COLEMAN Well it is very complicated I think. Essentially, he’s a father figure. She had a gap to fill in her life in that way and I think she was seeking security and safety, and he provided that. And then I think obviously, for years, they were operating as a trio, sort of without any issues, at least not enough to blow up like it eventually did. So perhaps Shelley wasn’t always such a threat to V. until things started to boil over. But I feel like it was a relationship of convenience for all of them. V. was not the first woman that Donald had around. And I think it was something that Shelly had more or less accepted. No one knows really how she felt. But seemingly part of the deal was that he was going to do that. It seems like they were just living their lives. But I think, unlike previous assistants or whatever you’d like to call them, she wasn’t content to be voiceless or to stay in her lane. She was really an ambitious person, and it’s very easy as a society for us to hate women who are openly ambitious; it can make you a target. And she was happy to, more or less, take Shelly’s place. So Shelly drew a line and then retaliated. I see it as a simmering pot of water that eventually boiled over.
Jacki, why does V. get under Shelly’s skin so?
WEAVER V. was just one of dozens and dozens of girls that he’d screwed around with, and I think it was the last straw because he was so brazen about it with V. And the embarrassment of that tape was just too much, I think, for Shelly in the end.
How did you prepare for the recreation of the Barbara Walters interviews?
WEAVER Just watching it and trying to get it as close as possible. I know the dialogue was word for word. Where we did have clear evidence, we were very faithful to it. It’s just behind the scenes that had to be imagined and made up.

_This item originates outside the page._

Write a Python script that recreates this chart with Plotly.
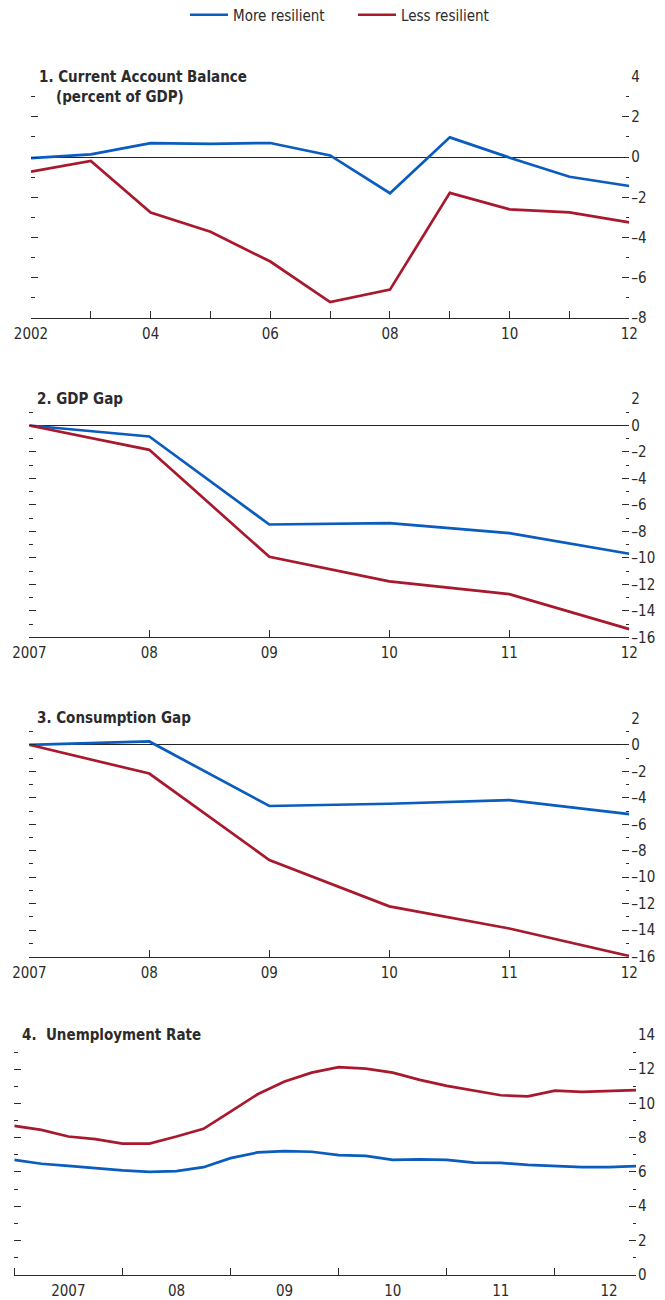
import plotly.graph_objects as go

# ---------------- data ----------------
years_ca = [2002, 2003, 2004, 2005, 2006, 2007, 2008, 2009, 2010, 2011, 2012]
ca_more = [-0.05, 0.13, 0.69, 0.66, 0.70, 0.08, -1.80, 0.98, -0.03, -0.98, -1.44]
ca_less = [-0.73, -0.19, -2.76, -3.72, -5.20, -7.22, -6.60, -1.78, -2.60, -2.75, -3.25]

years_gap = [2007, 2008, 2009, 2010, 2011, 2012]
gdp_more = [0.0, -0.83, -7.48, -7.37, -8.13, -9.69]
gdp_less = [0.0, -1.84, -9.92, -11.78, -12.74, -15.38]

cons_more = [0.0, 0.25, -4.62, -4.45, -4.18, -5.23]
cons_less = [0.0, -2.17, -8.70, -12.20, -13.87, -15.95]

quarters = [f"{y}Q{q}" for y in range(2007, 2013) for q in range(1, 5)]
unemp_more = [6.71, 6.48, 6.36, 6.22, 6.09, 6.01, 6.05, 6.28, 6.81, 7.14, 7.22, 7.18,
              6.98, 6.94, 6.71, 6.73, 6.71, 6.55, 6.53, 6.42, 6.34, 6.28, 6.28, 6.34]
unemp_less = [8.69, 8.46, 8.07, 7.92, 7.66, 7.66, 8.07, 8.52, 9.53, 10.54, 11.28, 11.80,
              12.12, 12.04, 11.80, 11.38, 11.03, 10.74, 10.48, 10.42, 10.75, 10.68, 10.74, 10.78]

series_names = ["More resilient", "Less resilient"]
titles = ["1. Current Account Balance", "2. GDP Gap", "3. Consumption Gap", "4.  Unemployment Rate"]
subtitle1 = "(percent of GDP)"
ca_xlabels = ["2002", "", "04", "", "06", "", "08", "", "10", "", "12"]
gap_xlabels = ["2007", "08", "09", "10", "11", "12"]
unemp_xlabels = ["2007", "08", "09", "10", "11", "12"]

# ---------------- styling ----------------
OFF = 8                      # page body margin of the browser
W, H = 665 - OFF, 1300 - OFF
BLUE = "#0A5CBE"
RED = "#A8192E"
INK = "#2b2b2b"
FONT = "Liberation Sans Narrow, Arial Narrow, DejaVu Sans Condensed, sans-serif"

q_x = [int(q[:4]) + (int(q[-1]) - 1) / 4 for q in quarters]

def xf(px):
    return (px - OFF) / W

def yf(px):
    return 1 - (px - OFF) / H

def ax(n):
    return "" if n == 1 else str(n)

panels = [
    dict(xd=[xf(31), xf(629.3)], yd=[yf(317.8), yf(76.7)], yr=[-8, 4], xr=[2002, 2012]),
    dict(xd=[xf(29.3), xf(629.3)], yd=[yf(637.3), yf(399)], yr=[-16, 2], xr=[2007, 2012]),
    dict(xd=[xf(29.3), xf(629.3)], yd=[yf(956.7), yf(718.3)], yr=[-16, 2], xr=[2007, 2012]),
    dict(xd=[xf(14.3), xf(636)], yd=[yf(1274.7), yf(1035)], yr=[0, 14], xr=[2007, 2012.75]),
]

fig = go.Figure()

data_sets = [
    (years_ca, ca_more, ca_less),
    (years_gap, gdp_more, gdp_less),
    (years_gap, cons_more, cons_less),
    (q_x, unemp_more, unemp_less),
]

for i, (xs, more, less) in enumerate(data_sets):
    n = i + 1
    fig.add_trace(go.Scatter(x=xs, y=more, mode="lines", name=series_names[0],
                             line=dict(color=BLUE, width=2.7), showlegend=(i == 0),
                             xaxis=f"x{ax(n)}", yaxis=f"y{ax(n)}"))
    fig.add_trace(go.Scatter(x=xs, y=less, mode="lines", name=series_names[1],
                             line=dict(color=RED, width=2.7), showlegend=(i == 0),
                             xaxis=f"x{ax(n)}", yaxis=f"y{ax(n)}"))

def fmt(v):
    return ("–" + str(abs(v))) if v < 0 else str(v)

TICKFONT = dict(family=FONT, size=15, color=INK)

layout = {}
for i, p in enumerate(panels):
    n = i + 1
    lo, hi = p["yr"]
    major = [v for v in range(lo, hi + 1) if v % 2 == 0]
    minor = [v for v in range(lo, hi + 1) if v % 2 != 0]
    if i == 0:
        xa = dict(tickvals=years_ca, ticktext=ca_xlabels, ticks="inside", ticklen=7)
    elif i in (1, 2):
        xa = dict(tickvals=years_gap, ticktext=gap_xlabels, ticks="inside", ticklen=7)
    else:
        xa = dict(tickvals=[y + 0.5 for y in range(2007, 2013)], ticktext=unemp_xlabels,
                  ticks="", minor=dict(tickvals=list(range(2007, 2013)), ticks="inside",
                                       ticklen=7, tickcolor=INK, tickwidth=1.3))
    xa.update(domain=p["xd"], range=p["xr"], anchor=f"y{ax(n)}", showline=True, linecolor=INK,
              linewidth=1.3, tickcolor=INK, tickwidth=1.3, showgrid=False, zeroline=False,
              tickfont=TICKFONT, fixedrange=True, automargin=False, ticklabelstandoff=2)
    layout[f"xaxis{ax(n)}"] = xa
    layout[f"yaxis{ax(n)}"] = dict(
        domain=p["yd"], range=p["yr"], anchor=f"x{ax(n)}", side="right",
        tickvals=major, ticktext=[fmt(v) for v in major], ticks="inside", ticklen=7,
        tickcolor=INK, tickwidth=1.2,
        minor=dict(tickvals=minor, ticks="inside", ticklen=3.5, tickcolor=INK, tickwidth=1.2),
        showgrid=False, showline=False,
        zeroline=(i < 3), zerolinecolor="#222222", zerolinewidth=1.1,
        tickfont=TICKFONT, fixedrange=True, automargin=False, ticklabelstandoff=1)
    layout[f"yaxis{n + 4}"] = dict(
        overlaying=f"y{ax(n)}", range=p["yr"], anchor=f"x{ax(n)}", side="left",
        tickvals=major, showticklabels=False, ticks="inside", ticklen=7,
        tickcolor=INK, tickwidth=1.2,
        minor=dict(tickvals=minor, ticks="inside", ticklen=3.5, tickcolor=INK, tickwidth=1.2),
        showgrid=False, showline=False, zeroline=False, fixedrange=True, automargin=False)

for i, (xs, more, less) in enumerate(data_sets):
    n = i + 1
    fig.add_trace(go.Scatter(x=[xs[0]], y=[more[0]], mode="markers", marker=dict(opacity=0),
                             showlegend=False, hoverinfo="skip",
                             xaxis=f"x{ax(n)}", yaxis=f"y{n + 4}"))

title_font = dict(family=FONT, size=15, color=INK)
annotations = []
title_levels = [4, 2, 2, 14]
for i, t in enumerate(titles):
    n = i + 1
    annotations.append(dict(text=f"<b>{t}</b>", xref=f"x{ax(n)} domain", x=0, xshift=6,
                            yref=f"y{ax(n)}", y=title_levels[i], xanchor="left", yanchor="middle",
                            showarrow=False, font=title_font))
annotations.append(dict(text=f"<b>{subtitle1}</b>", xref="x domain", x=0, xshift=23,
                        yref="y", y=3, xanchor="left", yanchor="middle",
                        showarrow=False, font=title_font))
layout["annotations"] = annotations

fig.update_layout(
    width=W, height=H,
    margin=dict(l=0, r=0, t=0, b=0, autoexpand=False),
    paper_bgcolor="white", plot_bgcolor="white",
    showlegend=True,
    legend=dict(orientation="h", x=xf(185), xanchor="left", y=yf(15), yanchor="middle",
                font=dict(family=FONT, size=15, color=INK), itemwidth=38,
                entrywidth=115, entrywidthmode="pixels",
                traceorder="normal", bgcolor="rgba(0,0,0,0)"),
    **layout,
)

fig.write_html("out.html")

COLEMAN I have never been in a position to recreate a viral video before, and I guess this is sometimes what it means to be an actor in this day and age. So that’s really interesting. It was a theme that I was sort of looking forward to doing and also kind of dreading because it is iconic. And I just don’t think you can really compete with the timing and the cadence. Just the whole thing is really an amazing piece, something really worth watching. So I was really looking forward to it, and then I was also a bit like, “gosh, I don’t know how this is going to go.” But I think it turned out really well.
The FX series Clipped is currently streaming on Hulu, with episodes releasing on Tuesdays through the July 2 finale.